— START MATERIAL PROVIDED —

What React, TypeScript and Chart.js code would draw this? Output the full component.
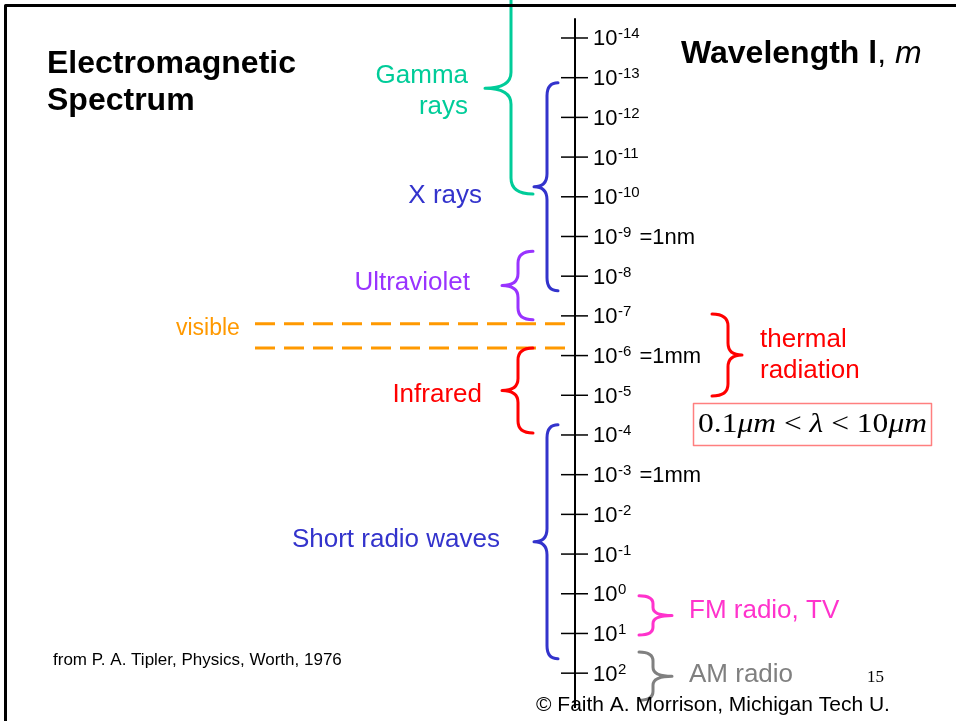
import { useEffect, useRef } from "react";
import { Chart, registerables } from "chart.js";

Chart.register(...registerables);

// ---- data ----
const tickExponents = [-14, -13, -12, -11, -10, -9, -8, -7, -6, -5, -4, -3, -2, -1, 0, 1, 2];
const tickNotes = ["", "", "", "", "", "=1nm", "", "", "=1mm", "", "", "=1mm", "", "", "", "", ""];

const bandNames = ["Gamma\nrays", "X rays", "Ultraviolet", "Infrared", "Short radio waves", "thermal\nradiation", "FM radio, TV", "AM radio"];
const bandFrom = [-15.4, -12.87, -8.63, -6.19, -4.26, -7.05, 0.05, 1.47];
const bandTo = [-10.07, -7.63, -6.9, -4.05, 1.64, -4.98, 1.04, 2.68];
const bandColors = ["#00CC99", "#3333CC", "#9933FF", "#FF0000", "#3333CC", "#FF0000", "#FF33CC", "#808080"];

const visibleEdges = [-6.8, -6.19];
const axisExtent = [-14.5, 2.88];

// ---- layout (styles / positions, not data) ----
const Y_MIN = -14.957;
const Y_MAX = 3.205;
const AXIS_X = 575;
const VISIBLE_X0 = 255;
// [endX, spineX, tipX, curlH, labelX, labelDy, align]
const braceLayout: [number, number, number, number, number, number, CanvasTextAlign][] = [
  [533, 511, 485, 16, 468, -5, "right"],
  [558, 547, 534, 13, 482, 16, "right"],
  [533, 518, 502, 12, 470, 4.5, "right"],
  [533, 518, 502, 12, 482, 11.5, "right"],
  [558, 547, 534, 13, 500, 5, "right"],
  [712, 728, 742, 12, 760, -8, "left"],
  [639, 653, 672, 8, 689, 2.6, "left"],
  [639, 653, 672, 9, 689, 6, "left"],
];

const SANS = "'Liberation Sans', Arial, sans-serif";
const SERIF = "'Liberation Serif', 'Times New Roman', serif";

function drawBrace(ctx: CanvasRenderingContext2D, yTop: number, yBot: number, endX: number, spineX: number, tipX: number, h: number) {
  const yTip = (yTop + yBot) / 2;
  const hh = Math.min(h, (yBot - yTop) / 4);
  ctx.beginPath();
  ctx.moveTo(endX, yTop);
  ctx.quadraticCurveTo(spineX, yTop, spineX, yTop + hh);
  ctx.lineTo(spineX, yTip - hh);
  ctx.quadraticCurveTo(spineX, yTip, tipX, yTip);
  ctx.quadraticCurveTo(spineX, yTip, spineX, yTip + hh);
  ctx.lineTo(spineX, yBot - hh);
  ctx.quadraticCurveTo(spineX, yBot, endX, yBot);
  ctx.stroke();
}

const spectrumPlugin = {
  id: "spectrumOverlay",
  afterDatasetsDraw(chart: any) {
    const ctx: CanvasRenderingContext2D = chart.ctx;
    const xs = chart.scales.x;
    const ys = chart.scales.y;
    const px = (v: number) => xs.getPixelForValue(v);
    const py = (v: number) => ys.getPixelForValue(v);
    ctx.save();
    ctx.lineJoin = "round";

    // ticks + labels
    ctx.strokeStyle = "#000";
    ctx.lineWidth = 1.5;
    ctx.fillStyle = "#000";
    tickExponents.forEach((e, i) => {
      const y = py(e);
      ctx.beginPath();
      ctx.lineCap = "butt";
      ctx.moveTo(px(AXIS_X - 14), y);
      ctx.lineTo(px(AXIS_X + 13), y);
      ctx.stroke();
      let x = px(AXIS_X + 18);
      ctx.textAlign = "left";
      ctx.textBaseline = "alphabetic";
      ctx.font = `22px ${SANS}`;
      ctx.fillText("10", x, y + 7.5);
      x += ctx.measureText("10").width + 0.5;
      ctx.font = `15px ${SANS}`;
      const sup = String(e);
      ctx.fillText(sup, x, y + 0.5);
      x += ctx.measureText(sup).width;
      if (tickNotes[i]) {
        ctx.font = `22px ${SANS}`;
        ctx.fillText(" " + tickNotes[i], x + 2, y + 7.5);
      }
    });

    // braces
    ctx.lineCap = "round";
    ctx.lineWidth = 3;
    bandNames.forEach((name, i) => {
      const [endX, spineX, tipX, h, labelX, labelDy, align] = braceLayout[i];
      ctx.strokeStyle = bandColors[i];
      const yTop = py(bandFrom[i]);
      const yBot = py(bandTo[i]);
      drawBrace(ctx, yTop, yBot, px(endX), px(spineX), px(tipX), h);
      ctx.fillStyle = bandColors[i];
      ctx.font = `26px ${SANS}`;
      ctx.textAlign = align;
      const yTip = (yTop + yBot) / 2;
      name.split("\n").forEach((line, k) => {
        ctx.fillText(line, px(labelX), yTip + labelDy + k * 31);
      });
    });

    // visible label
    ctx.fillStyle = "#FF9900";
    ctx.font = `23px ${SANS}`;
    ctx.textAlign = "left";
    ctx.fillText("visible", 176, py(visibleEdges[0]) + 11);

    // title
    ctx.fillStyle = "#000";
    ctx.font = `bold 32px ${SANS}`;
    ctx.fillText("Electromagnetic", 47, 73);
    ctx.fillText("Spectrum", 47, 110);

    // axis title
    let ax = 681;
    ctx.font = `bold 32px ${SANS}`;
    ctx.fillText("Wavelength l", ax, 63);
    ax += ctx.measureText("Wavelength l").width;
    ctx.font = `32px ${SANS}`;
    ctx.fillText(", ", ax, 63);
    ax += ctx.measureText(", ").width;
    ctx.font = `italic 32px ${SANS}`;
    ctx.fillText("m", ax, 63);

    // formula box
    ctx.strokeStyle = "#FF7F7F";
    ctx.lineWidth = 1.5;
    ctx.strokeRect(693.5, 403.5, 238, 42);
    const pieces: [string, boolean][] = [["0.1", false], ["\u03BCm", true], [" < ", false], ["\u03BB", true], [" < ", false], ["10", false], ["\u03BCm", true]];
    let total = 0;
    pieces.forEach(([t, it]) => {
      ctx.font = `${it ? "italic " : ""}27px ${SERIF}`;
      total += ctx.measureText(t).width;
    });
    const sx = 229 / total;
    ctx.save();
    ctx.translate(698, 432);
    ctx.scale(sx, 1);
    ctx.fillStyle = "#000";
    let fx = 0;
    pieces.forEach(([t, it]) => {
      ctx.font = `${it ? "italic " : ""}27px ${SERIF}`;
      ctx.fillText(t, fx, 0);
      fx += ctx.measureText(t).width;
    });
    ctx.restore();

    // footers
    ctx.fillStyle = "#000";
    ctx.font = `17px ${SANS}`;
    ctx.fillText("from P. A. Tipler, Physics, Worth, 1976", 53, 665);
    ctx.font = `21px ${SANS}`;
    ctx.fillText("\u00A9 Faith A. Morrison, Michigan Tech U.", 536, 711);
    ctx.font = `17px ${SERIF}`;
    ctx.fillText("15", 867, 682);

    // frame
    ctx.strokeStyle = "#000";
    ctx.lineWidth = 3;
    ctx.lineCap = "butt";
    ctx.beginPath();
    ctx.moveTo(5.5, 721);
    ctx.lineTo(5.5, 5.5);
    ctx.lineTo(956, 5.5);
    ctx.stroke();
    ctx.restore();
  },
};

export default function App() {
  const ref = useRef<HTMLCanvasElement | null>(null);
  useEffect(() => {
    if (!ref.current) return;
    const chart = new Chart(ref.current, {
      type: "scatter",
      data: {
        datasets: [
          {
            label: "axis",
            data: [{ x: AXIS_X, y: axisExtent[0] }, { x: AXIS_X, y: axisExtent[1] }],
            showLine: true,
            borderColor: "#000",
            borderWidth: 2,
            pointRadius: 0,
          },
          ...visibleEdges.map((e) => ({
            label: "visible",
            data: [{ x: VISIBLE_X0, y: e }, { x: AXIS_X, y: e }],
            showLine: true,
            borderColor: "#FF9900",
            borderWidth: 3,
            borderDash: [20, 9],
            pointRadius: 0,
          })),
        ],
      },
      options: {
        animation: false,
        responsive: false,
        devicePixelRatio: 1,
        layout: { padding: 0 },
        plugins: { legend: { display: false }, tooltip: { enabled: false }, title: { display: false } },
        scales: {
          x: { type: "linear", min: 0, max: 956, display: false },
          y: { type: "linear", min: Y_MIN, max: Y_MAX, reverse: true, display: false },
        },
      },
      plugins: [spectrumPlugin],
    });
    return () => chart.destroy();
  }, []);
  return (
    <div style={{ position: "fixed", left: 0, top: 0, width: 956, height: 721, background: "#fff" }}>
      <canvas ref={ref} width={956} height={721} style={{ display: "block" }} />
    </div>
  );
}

— END MATERIAL PROVIDED —

EXERCISE TASK ▸ Reproduce only the lines from the beginning of the data through the line that contains "Serif', 'Times New", both included, and please drop the pictures.

CORRECT OUTPUT ▸
What React, TypeScript and Chart.js code would draw this? Output the full component.
import { useEffect, useRef } from "react";
import { Chart, registerables } from "chart.js";

Chart.register(...registerables);

// ---- data ----
const tickExponents = [-14, -13, -12, -11, -10, -9, -8, -7, -6, -5, -4, -3, -2, -1, 0, 1, 2];
const tickNotes = ["", "", "", "", "", "=1nm", "", "", "=1mm", "", "", "=1mm", "", "", "", "", ""];

const bandNames = ["Gamma\nrays", "X rays", "Ultraviolet", "Infrared", "Short radio waves", "thermal\nradiation", "FM radio, TV", "AM radio"];
const bandFrom = [-15.4, -12.87, -8.63, -6.19, -4.26, -7.05, 0.05, 1.47];
const bandTo = [-10.07, -7.63, -6.9, -4.05, 1.64, -4.98, 1.04, 2.68];
const bandColors = ["#00CC99", "#3333CC", "#9933FF", "#FF0000", "#3333CC", "#FF0000", "#FF33CC", "#808080"];

const visibleEdges = [-6.8, -6.19];
const axisExtent = [-14.5, 2.88];

// ---- layout (styles / positions, not data) ----
const Y_MIN = -14.957;
const Y_MAX = 3.205;
const AXIS_X = 575;
const VISIBLE_X0 = 255;
// [endX, spineX, tipX, curlH, labelX, labelDy, align]
const braceLayout: [number, number, number, number, number, number, CanvasTextAlign][] = [
  [533, 511, 485, 16, 468, -5, "right"],
  [558, 547, 534, 13, 482, 16, "right"],
  [533, 518, 502, 12, 470, 4.5, "right"],
  [533, 518, 502, 12, 482, 11.5, "right"],
  [558, 547, 534, 13, 500, 5, "right"],
  [712, 728, 742, 12, 760, -8, "left"],
  [639, 653, 672, 8, 689, 2.6, "left"],
  [639, 653, 672, 9, 689, 6, "left"],
];

const SANS = "'Liberation Sans', Arial, sans-serif";
const SERIF = "'Liberation Serif', 'Times New Roman', serif";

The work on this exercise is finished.